Mais, en août dernier, la Commission du Conseil national (Chambre du peuple), avait augmenté ce crédit d’engagement à 990 millions de francs.

Lundi à Berne, les députés doivent se prononcer sur la loi fédérale correspondante. Mais la Commission des transports et des télécommunications (CTT) s’est déjà prononcée (à 19 voix contre 4) en faveur de la totalité du projet et donc pour un crédit de 1,3 milliard de francs.

Les cantons font pression



Cette décision est soutenue par 18 cantons ainsi que par l’Union des transports publics. Ils estiment qu’une réduction du crédit d’engagement serait antidémocratique.

C’est surtout la Suisse orientale qui redoute d’être économiquement pénalisée si certains projets ne pouvaient finalement être réalisés. Elle reproche surtout au gouvernement fédéral de trop favoriser la Suisse occidentale.

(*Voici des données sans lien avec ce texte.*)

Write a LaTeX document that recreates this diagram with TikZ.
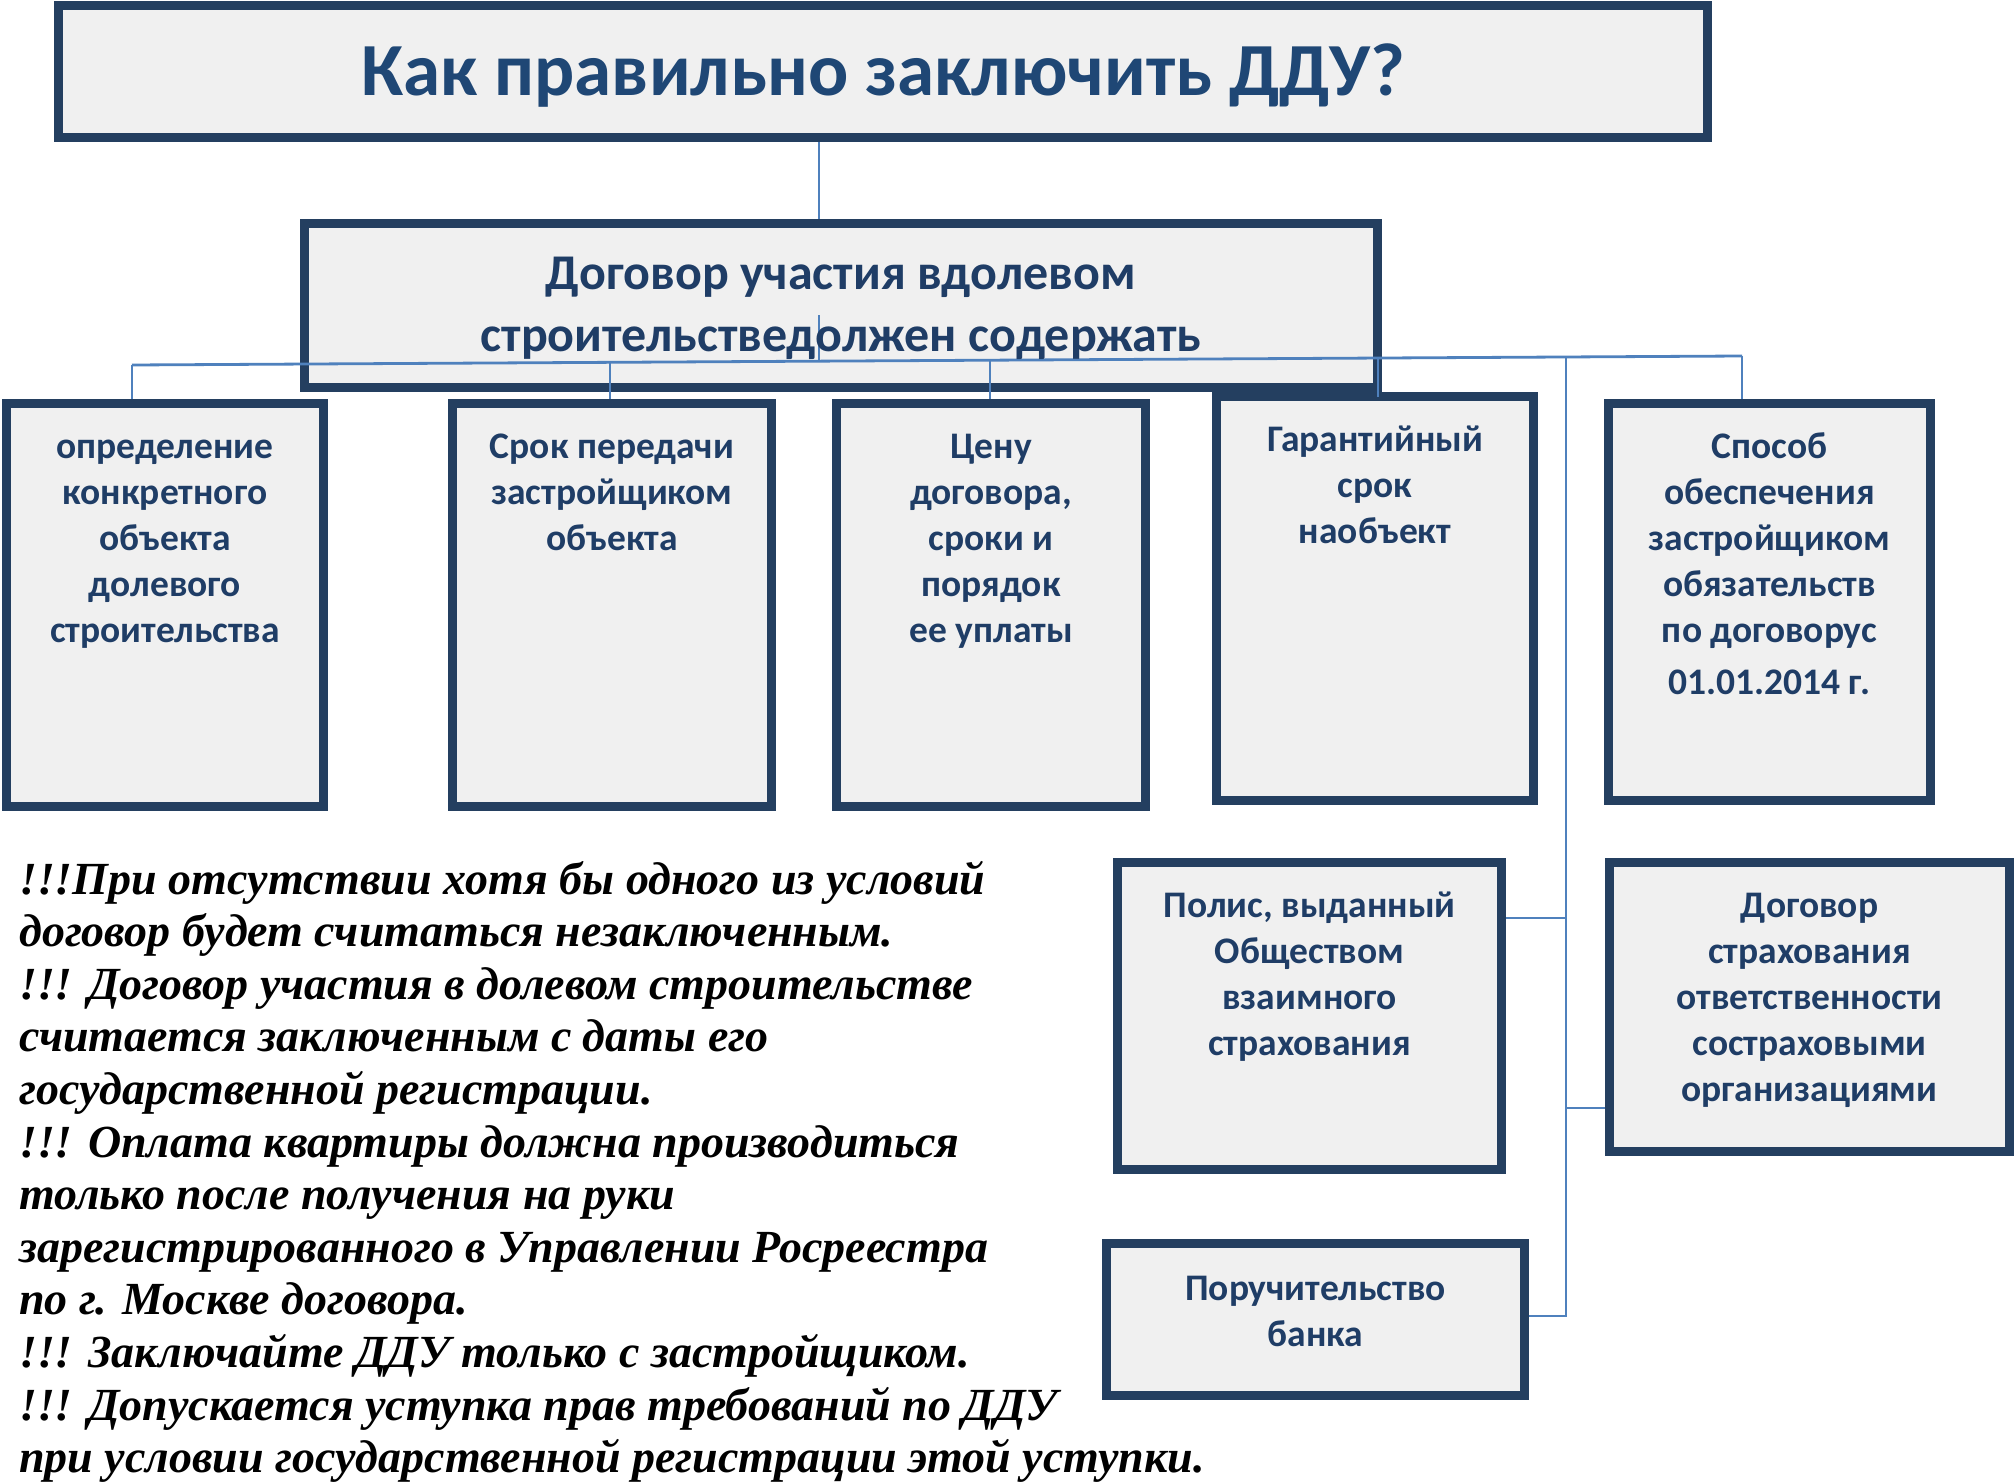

«Les intérêts régionaux ont un poids considérable», commente le président de la commission, le démocrate du centre (UDC, droite dure), Otto Laubacher.

«La décision ne dépend pas des partis politiques mais des alliances nouées par les 18 gouvernements cantonaux concernés», indique-t-il à swissinfo.

Certains partis sont mêmes très divisés. Otto Laubacher, lui, est favorable à réalisation du projet par étapes, mais d’autres membres UDC de la commission soutiennent le crédit global.

«Le fait que certains député(e)s vivent dans les régions concernées a joué un rôle incontestable», estime l’écologiste Pia Hollenstein, autre membre de la commission.

Les autorités sont sceptiques

Les Chemins de fer fédéraux (CFF) n’ont pas voulu prendre position, invoquant le processus parlementaire en cours. Selon Otto Laubacher, ils auraient accueilli la décision «avec une certaine réserve».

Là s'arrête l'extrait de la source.